▶ [Task to carry out]:
Repeat exactly the lines from the one containing "Give me the matplotlib source for this chart." through the one containing "0.293, 0.305, 0.122, 0.366, 0.378, 0.360]", both lines included, please, without any other lines.

▶ [Records shown]:
"""
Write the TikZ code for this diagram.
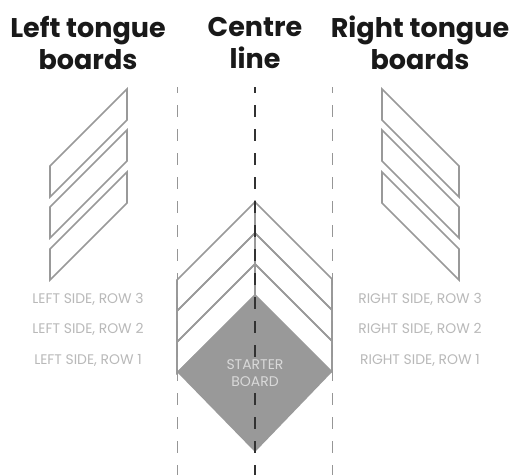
"""
"""
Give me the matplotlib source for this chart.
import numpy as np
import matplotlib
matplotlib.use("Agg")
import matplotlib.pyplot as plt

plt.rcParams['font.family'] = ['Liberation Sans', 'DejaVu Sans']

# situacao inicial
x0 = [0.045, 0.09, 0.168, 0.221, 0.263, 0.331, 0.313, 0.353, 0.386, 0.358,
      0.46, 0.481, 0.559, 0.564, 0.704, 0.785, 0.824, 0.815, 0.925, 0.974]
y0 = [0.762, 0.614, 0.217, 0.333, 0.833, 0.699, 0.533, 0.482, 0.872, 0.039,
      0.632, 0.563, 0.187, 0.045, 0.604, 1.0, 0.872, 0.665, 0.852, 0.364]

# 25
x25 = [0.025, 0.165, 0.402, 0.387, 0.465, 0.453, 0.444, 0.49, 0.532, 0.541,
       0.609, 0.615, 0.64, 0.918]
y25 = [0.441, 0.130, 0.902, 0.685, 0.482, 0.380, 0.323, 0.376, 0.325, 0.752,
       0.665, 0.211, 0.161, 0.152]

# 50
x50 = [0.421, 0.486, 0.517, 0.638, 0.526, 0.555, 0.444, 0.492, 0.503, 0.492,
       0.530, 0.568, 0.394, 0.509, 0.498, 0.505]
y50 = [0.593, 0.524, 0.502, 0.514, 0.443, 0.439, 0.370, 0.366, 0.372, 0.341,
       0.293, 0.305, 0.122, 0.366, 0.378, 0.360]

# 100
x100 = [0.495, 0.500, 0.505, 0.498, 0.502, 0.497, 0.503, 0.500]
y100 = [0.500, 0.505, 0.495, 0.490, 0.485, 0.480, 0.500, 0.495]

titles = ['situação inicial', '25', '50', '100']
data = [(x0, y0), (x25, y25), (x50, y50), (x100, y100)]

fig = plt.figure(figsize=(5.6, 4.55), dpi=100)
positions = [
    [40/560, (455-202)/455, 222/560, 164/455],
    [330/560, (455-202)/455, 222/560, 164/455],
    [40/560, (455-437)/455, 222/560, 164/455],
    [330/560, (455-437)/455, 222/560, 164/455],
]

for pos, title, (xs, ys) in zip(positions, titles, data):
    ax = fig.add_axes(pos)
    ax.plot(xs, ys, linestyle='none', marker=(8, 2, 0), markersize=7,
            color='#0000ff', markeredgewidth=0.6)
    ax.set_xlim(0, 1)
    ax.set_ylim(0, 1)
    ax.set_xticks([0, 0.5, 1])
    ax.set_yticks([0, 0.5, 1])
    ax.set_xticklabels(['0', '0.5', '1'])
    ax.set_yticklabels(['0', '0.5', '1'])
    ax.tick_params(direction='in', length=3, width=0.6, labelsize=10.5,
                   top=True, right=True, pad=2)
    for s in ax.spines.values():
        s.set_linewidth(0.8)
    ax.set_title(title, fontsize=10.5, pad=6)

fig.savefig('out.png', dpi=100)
"""
"""
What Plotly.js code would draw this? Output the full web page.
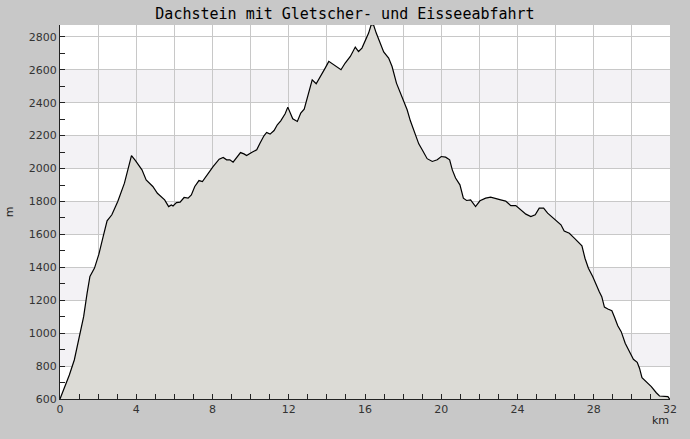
"""
▶ [Complete response]:
Give me the matplotlib source for this chart.
import numpy as np
import matplotlib
matplotlib.use("Agg")
import matplotlib.pyplot as plt

plt.rcParams['font.family'] = ['Liberation Sans', 'DejaVu Sans']

# situacao inicial
x0 = [0.045, 0.09, 0.168, 0.221, 0.263, 0.331, 0.313, 0.353, 0.386, 0.358,
      0.46, 0.481, 0.559, 0.564, 0.704, 0.785, 0.824, 0.815, 0.925, 0.974]
y0 = [0.762, 0.614, 0.217, 0.333, 0.833, 0.699, 0.533, 0.482, 0.872, 0.039,
      0.632, 0.563, 0.187, 0.045, 0.604, 1.0, 0.872, 0.665, 0.852, 0.364]

# 25
x25 = [0.025, 0.165, 0.402, 0.387, 0.465, 0.453, 0.444, 0.49, 0.532, 0.541,
       0.609, 0.615, 0.64, 0.918]
y25 = [0.441, 0.130, 0.902, 0.685, 0.482, 0.380, 0.323, 0.376, 0.325, 0.752,
       0.665, 0.211, 0.161, 0.152]

# 50
x50 = [0.421, 0.486, 0.517, 0.638, 0.526, 0.555, 0.444, 0.492, 0.503, 0.492,
       0.530, 0.568, 0.394, 0.509, 0.498, 0.505]
y50 = [0.593, 0.524, 0.502, 0.514, 0.443, 0.439, 0.370, 0.366, 0.372, 0.341,
       0.293, 0.305, 0.122, 0.366, 0.378, 0.360]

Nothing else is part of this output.